→ **Given request**
Return the listing below verbatim. Pictures do not belong in the copy.

→ **Source data**
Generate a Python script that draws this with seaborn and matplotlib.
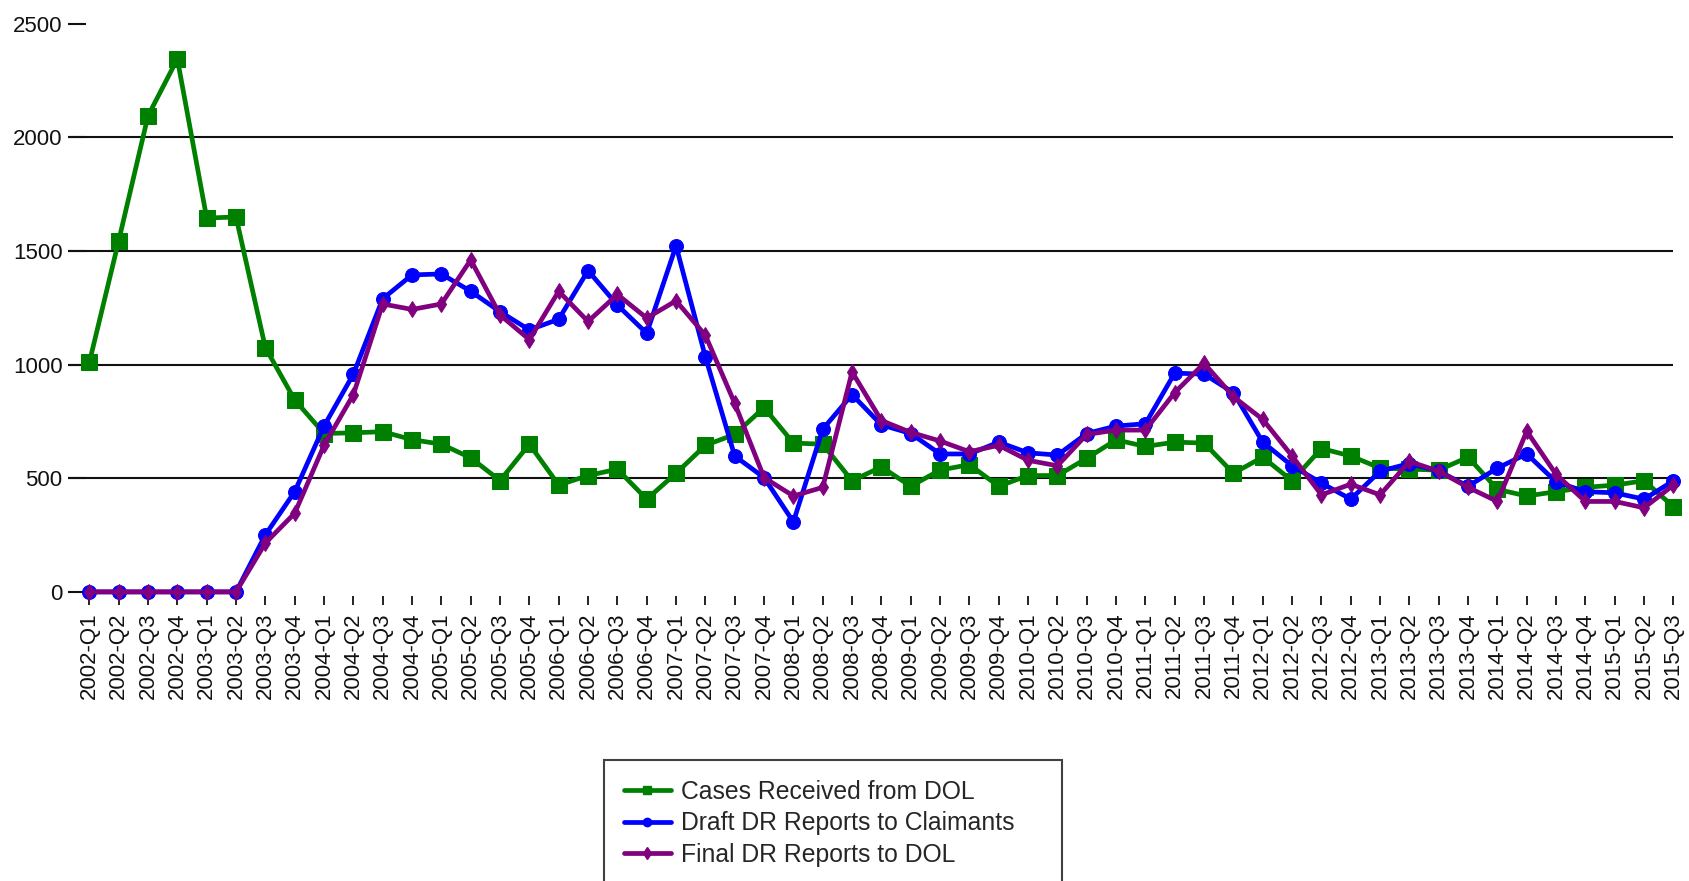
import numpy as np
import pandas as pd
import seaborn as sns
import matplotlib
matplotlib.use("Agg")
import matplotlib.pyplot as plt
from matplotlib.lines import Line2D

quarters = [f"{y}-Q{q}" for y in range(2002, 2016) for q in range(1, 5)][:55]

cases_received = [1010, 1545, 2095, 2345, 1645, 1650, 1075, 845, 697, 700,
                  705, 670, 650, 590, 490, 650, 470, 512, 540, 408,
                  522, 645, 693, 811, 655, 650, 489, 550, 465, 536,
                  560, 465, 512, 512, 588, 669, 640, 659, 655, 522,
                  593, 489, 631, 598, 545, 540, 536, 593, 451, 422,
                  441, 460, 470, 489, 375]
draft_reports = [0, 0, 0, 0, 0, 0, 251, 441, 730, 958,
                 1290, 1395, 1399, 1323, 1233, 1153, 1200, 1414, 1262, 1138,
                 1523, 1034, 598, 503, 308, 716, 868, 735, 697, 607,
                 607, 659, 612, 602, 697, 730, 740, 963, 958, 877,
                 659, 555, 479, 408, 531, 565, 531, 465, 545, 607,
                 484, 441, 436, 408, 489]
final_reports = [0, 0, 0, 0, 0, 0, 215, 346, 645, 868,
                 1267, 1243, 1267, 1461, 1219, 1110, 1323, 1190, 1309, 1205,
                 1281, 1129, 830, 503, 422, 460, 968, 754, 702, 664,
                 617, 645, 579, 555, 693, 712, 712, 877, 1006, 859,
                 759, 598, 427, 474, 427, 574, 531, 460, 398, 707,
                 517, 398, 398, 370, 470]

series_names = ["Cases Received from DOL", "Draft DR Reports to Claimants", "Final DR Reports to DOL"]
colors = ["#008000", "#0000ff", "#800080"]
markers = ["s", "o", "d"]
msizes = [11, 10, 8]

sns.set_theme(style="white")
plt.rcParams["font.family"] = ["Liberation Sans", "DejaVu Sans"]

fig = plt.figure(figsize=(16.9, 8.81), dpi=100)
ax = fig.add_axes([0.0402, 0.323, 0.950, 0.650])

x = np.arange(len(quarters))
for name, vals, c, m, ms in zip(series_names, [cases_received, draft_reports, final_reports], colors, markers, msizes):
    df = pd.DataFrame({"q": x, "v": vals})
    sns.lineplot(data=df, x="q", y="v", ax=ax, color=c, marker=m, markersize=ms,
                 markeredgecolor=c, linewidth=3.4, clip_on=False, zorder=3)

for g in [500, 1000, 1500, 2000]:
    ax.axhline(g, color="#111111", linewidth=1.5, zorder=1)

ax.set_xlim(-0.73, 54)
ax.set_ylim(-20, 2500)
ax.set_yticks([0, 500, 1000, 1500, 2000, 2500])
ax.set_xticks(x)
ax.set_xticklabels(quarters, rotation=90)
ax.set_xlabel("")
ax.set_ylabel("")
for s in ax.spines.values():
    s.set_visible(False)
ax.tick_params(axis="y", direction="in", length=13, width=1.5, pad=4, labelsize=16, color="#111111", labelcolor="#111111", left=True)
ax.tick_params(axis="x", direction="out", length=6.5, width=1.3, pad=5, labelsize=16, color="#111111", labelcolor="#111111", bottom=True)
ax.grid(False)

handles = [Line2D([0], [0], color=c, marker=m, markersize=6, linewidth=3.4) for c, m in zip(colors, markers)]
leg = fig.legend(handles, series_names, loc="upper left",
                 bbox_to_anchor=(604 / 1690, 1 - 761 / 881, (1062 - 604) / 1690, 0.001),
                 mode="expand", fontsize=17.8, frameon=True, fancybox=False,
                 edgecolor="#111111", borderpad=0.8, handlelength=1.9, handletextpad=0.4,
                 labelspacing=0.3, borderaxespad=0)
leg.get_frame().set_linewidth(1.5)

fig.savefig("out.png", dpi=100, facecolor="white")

→ **Result below**
Generate a Python script that draws this with seaborn and matplotlib.
import numpy as np
import pandas as pd
import seaborn as sns
import matplotlib
matplotlib.use("Agg")
import matplotlib.pyplot as plt
from matplotlib.lines import Line2D

quarters = [f"{y}-Q{q}" for y in range(2002, 2016) for q in range(1, 5)][:55]

cases_received = [1010, 1545, 2095, 2345, 1645, 1650, 1075, 845, 697, 700,
                  705, 670, 650, 590, 490, 650, 470, 512, 540, 408,
                  522, 645, 693, 811, 655, 650, 489, 550, 465, 536,
                  560, 465, 512, 512, 588, 669, 640, 659, 655, 522,
                  593, 489, 631, 598, 545, 540, 536, 593, 451, 422,
                  441, 460, 470, 489, 375]
draft_reports = [0, 0, 0, 0, 0, 0, 251, 441, 730, 958,
                 1290, 1395, 1399, 1323, 1233, 1153, 1200, 1414, 1262, 1138,
                 1523, 1034, 598, 503, 308, 716, 868, 735, 697, 607,
                 607, 659, 612, 602, 697, 730, 740, 963, 958, 877,
                 659, 555, 479, 408, 531, 565, 531, 465, 545, 607,
                 484, 441, 436, 408, 489]
final_reports = [0, 0, 0, 0, 0, 0, 215, 346, 645, 868,
                 1267, 1243, 1267, 1461, 1219, 1110, 1323, 1190, 1309, 1205,
                 1281, 1129, 830, 503, 422, 460, 968, 754, 702, 664,
                 617, 645, 579, 555, 693, 712, 712, 877, 1006, 859,
                 759, 598, 427, 474, 427, 574, 531, 460, 398, 707,
                 517, 398, 398, 370, 470]

series_names = ["Cases Received from DOL", "Draft DR Reports to Claimants", "Final DR Reports to DOL"]
colors = ["#008000", "#0000ff", "#800080"]
markers = ["s", "o", "d"]
msizes = [11, 10, 8]

sns.set_theme(style="white")
plt.rcParams["font.family"] = ["Liberation Sans", "DejaVu Sans"]

fig = plt.figure(figsize=(16.9, 8.81), dpi=100)
ax = fig.add_axes([0.0402, 0.323, 0.950, 0.650])

x = np.arange(len(quarters))
for name, vals, c, m, ms in zip(series_names, [cases_received, draft_reports, final_reports], colors, markers, msizes):
    df = pd.DataFrame({"q": x, "v": vals})
    sns.lineplot(data=df, x="q", y="v", ax=ax, color=c, marker=m, markersize=ms,
                 markeredgecolor=c, linewidth=3.4, clip_on=False, zorder=3)

for g in [500, 1000, 1500, 2000]:
    ax.axhline(g, color="#111111", linewidth=1.5, zorder=1)

ax.set_xlim(-0.73, 54)
ax.set_ylim(-20, 2500)
ax.set_yticks([0, 500, 1000, 1500, 2000, 2500])
ax.set_xticks(x)
ax.set_xticklabels(quarters, rotation=90)
ax.set_xlabel("")
ax.set_ylabel("")
for s in ax.spines.values():
    s.set_visible(False)
ax.tick_params(axis="y", direction="in", length=13, width=1.5, pad=4, labelsize=16, color="#111111", labelcolor="#111111", left=True)
ax.tick_params(axis="x", direction="out", length=6.5, width=1.3, pad=5, labelsize=16, color="#111111", labelcolor="#111111", bottom=True)
ax.grid(False)

handles = [Line2D([0], [0], color=c, marker=m, markersize=6, linewidth=3.4) for c, m in zip(colors, markers)]
leg = fig.legend(handles, series_names, loc="upper left",
                 bbox_to_anchor=(604 / 1690, 1 - 761 / 881, (1062 - 604) / 1690, 0.001),
                 mode="expand", fontsize=17.8, frameon=True, fancybox=False,
                 edgecolor="#111111", borderpad=0.8, handlelength=1.9, handletextpad=0.4,
                 labelspacing=0.3, borderaxespad=0)
leg.get_frame().set_linewidth(1.5)

fig.savefig("out.png", dpi=100, facecolor="white")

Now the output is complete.